Aim> Every entry below should be transcribed exactly; pictures stay out of the copy.

Input for this task>
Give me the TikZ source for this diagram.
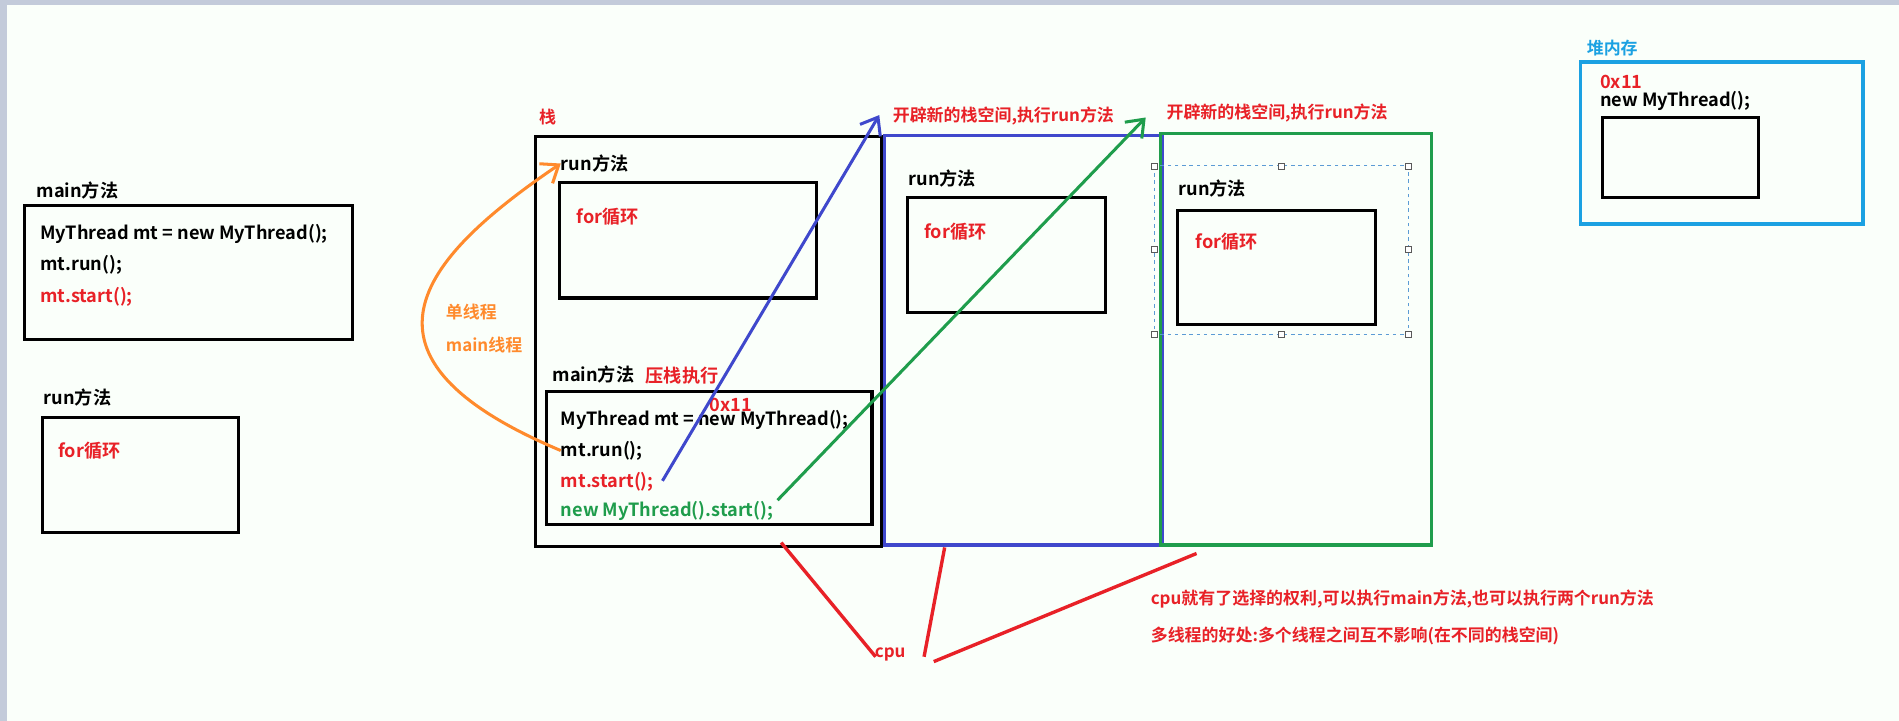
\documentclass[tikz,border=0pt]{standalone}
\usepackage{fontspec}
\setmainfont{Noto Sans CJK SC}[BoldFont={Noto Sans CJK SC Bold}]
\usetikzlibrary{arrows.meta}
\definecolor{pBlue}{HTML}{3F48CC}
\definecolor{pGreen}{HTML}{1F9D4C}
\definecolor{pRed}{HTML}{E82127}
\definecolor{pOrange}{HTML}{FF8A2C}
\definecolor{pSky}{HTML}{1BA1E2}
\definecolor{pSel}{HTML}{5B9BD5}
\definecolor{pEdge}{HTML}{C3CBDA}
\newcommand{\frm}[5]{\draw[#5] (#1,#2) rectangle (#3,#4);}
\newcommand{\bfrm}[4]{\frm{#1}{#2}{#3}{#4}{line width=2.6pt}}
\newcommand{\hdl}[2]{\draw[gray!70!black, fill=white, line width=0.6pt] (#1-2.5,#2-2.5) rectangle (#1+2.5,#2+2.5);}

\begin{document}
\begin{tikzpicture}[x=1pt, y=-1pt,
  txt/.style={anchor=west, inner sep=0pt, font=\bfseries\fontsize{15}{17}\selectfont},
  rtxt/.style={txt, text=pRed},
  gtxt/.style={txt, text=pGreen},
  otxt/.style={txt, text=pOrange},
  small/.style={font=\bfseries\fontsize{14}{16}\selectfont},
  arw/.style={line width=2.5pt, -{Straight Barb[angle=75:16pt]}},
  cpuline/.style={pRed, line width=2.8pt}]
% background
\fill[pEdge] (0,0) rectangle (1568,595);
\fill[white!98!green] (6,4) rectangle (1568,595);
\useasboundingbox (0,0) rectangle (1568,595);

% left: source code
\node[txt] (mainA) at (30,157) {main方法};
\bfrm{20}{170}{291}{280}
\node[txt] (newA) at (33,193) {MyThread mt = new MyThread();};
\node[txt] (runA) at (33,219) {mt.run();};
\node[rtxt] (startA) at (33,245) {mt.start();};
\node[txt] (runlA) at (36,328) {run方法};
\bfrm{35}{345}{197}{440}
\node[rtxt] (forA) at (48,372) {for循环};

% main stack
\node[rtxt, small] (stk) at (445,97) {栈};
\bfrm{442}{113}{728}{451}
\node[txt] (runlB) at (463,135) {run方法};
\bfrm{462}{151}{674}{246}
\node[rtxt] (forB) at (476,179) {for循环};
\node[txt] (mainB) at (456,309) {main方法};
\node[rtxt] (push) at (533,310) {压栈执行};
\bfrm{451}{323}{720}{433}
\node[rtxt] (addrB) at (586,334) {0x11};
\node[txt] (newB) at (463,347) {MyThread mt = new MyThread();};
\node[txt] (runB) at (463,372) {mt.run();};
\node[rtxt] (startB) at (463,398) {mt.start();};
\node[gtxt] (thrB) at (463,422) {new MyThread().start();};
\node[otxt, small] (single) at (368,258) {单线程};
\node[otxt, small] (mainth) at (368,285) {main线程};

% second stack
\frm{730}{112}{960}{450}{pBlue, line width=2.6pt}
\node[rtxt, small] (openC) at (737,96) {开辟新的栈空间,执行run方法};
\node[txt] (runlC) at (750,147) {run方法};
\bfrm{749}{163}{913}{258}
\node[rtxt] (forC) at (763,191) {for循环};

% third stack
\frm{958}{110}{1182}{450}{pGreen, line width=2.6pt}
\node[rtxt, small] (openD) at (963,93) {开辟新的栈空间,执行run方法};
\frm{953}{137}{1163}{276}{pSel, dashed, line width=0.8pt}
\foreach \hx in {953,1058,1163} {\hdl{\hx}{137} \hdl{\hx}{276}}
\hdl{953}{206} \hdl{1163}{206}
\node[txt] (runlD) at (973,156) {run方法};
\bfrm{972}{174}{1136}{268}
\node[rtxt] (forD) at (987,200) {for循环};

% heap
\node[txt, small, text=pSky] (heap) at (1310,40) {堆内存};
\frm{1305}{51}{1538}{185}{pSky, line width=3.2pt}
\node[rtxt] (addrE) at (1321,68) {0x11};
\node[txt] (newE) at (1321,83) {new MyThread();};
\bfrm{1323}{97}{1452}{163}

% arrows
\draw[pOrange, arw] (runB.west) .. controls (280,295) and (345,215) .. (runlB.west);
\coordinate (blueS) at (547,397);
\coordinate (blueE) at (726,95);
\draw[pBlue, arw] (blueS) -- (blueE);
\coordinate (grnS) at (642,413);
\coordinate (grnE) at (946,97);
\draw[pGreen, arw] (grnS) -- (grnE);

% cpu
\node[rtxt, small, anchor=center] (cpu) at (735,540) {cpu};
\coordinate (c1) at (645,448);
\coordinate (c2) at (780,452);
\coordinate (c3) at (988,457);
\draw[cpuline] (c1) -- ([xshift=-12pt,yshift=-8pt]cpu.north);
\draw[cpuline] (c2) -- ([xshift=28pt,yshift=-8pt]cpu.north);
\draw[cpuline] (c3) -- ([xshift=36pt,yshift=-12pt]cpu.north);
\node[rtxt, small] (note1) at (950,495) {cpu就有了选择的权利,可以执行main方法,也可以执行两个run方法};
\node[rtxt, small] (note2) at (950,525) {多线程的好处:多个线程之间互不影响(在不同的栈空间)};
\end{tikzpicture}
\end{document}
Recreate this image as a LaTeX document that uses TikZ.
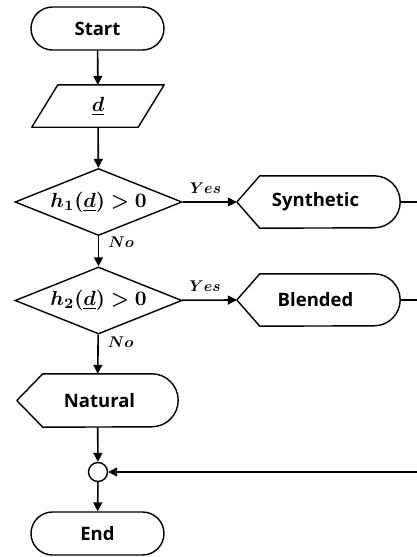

Answer for this exercise>
Give me the TikZ source for this diagram.
\documentclass[tikz,border=0pt]{standalone}
\usepackage{fontspec}
\setmainfont{Noto Sans CJK SC}[BoldFont={Noto Sans CJK SC Bold}]
\usetikzlibrary{arrows.meta}
\definecolor{pBlue}{HTML}{3F48CC}
\definecolor{pGreen}{HTML}{1F9D4C}
\definecolor{pRed}{HTML}{E82127}
\definecolor{pOrange}{HTML}{FF8A2C}
\definecolor{pSky}{HTML}{1BA1E2}
\definecolor{pSel}{HTML}{5B9BD5}
\definecolor{pEdge}{HTML}{C3CBDA}
\newcommand{\frm}[5]{\draw[#5] (#1,#2) rectangle (#3,#4);}
\newcommand{\bfrm}[4]{\frm{#1}{#2}{#3}{#4}{line width=2.6pt}}
\newcommand{\hdl}[2]{\draw[gray!70!black, fill=white, line width=0.6pt] (#1-2.5,#2-2.5) rectangle (#1+2.5,#2+2.5);}

\begin{document}
\begin{tikzpicture}[x=1pt, y=-1pt,
  txt/.style={anchor=west, inner sep=0pt, font=\bfseries\fontsize{15}{17}\selectfont},
  rtxt/.style={txt, text=pRed},
  gtxt/.style={txt, text=pGreen},
  otxt/.style={txt, text=pOrange},
  small/.style={font=\bfseries\fontsize{14}{16}\selectfont},
  arw/.style={line width=2.5pt, -{Straight Barb[angle=75:16pt]}},
  cpuline/.style={pRed, line width=2.8pt}]
% background
\fill[pEdge] (0,0) rectangle (1568,595);
\fill[white!98!green] (6,4) rectangle (1568,595);
\useasboundingbox (0,0) rectangle (1568,595);

% left: source code
\node[txt] (mainA) at (30,157) {main方法};
\bfrm{20}{170}{291}{280}
\node[txt] (newA) at (33,193) {MyThread mt = new MyThread();};
\node[txt] (runA) at (33,219) {mt.run();};
\node[rtxt] (startA) at (33,245) {mt.start();};
\node[txt] (runlA) at (36,328) {run方法};
\bfrm{35}{345}{197}{440}
\node[rtxt] (forA) at (48,372) {for循环};

% main stack
\node[rtxt, small] (stk) at (445,97) {栈};
\bfrm{442}{113}{728}{451}
\node[txt] (runlB) at (463,135) {run方法};
\bfrm{462}{151}{674}{246}
\node[rtxt] (forB) at (476,179) {for循环};
\node[txt] (mainB) at (456,309) {main方法};
\node[rtxt] (push) at (533,310) {压栈执行};
\bfrm{451}{323}{720}{433}
\node[rtxt] (addrB) at (586,334) {0x11};
\node[txt] (newB) at (463,347) {MyThread mt = new MyThread();};
\node[txt] (runB) at (463,372) {mt.run();};
\node[rtxt] (startB) at (463,398) {mt.start();};
\node[gtxt] (thrB) at (463,422) {new MyThread().start();};
\node[otxt, small] (single) at (368,258) {单线程};
\node[otxt, small] (mainth) at (368,285) {main线程};

% second stack
\frm{730}{112}{960}{450}{pBlue, line width=2.6pt}
\node[rtxt, small] (openC) at (737,96) {开辟新的栈空间,执行run方法};
\node[txt] (runlC) at (750,147) {run方法};
\bfrm{749}{163}{913}{258}
\node[rtxt] (forC) at (763,191) {for循环};

% third stack
\frm{958}{110}{1182}{450}{pGreen, line width=2.6pt}
\node[rtxt, small] (openD) at (963,93) {开辟新的栈空间,执行run方法};
\frm{953}{137}{1163}{276}{pSel, dashed, line width=0.8pt}
\foreach \hx in {953,1058,1163} {\hdl{\hx}{137} \hdl{\hx}{276}}
\hdl{953}{206} \hdl{1163}{206}
\node[txt] (runlD) at (973,156) {run方法};
\bfrm{972}{174}{1136}{268}
\node[rtxt] (forD) at (987,200) {for循环};

% heap
\node[txt, small, text=pSky] (heap) at (1310,40) {堆内存};
\frm{1305}{51}{1538}{185}{pSky, line width=3.2pt}
\node[rtxt] (addrE) at (1321,68) {0x11};
\node[txt] (newE) at (1321,83) {new MyThread();};
\bfrm{1323}{97}{1452}{163}

% arrows
\draw[pOrange, arw] (runB.west) .. controls (280,295) and (345,215) .. (runlB.west);
\coordinate (blueS) at (547,397);
\coordinate (blueE) at (726,95);
\draw[pBlue, arw] (blueS) -- (blueE);
\coordinate (grnS) at (642,413);
\coordinate (grnE) at (946,97);
\draw[pGreen, arw] (grnS) -- (grnE);

% cpu
\node[rtxt, small, anchor=center] (cpu) at (735,540) {cpu};
\coordinate (c1) at (645,448);
\coordinate (c2) at (780,452);
\coordinate (c3) at (988,457);
\draw[cpuline] (c1) -- ([xshift=-12pt,yshift=-8pt]cpu.north);
\draw[cpuline] (c2) -- ([xshift=28pt,yshift=-8pt]cpu.north);
\draw[cpuline] (c3) -- ([xshift=36pt,yshift=-12pt]cpu.north);
\node[rtxt, small] (note1) at (950,495) {cpu就有了选择的权利,可以执行main方法,也可以执行两个run方法};
\node[rtxt, small] (note2) at (950,525) {多线程的好处:多个线程之间互不影响(在不同的栈空间)};
\end{tikzpicture}
\end{document}
Recreate this image as a LaTeX document that uses TikZ.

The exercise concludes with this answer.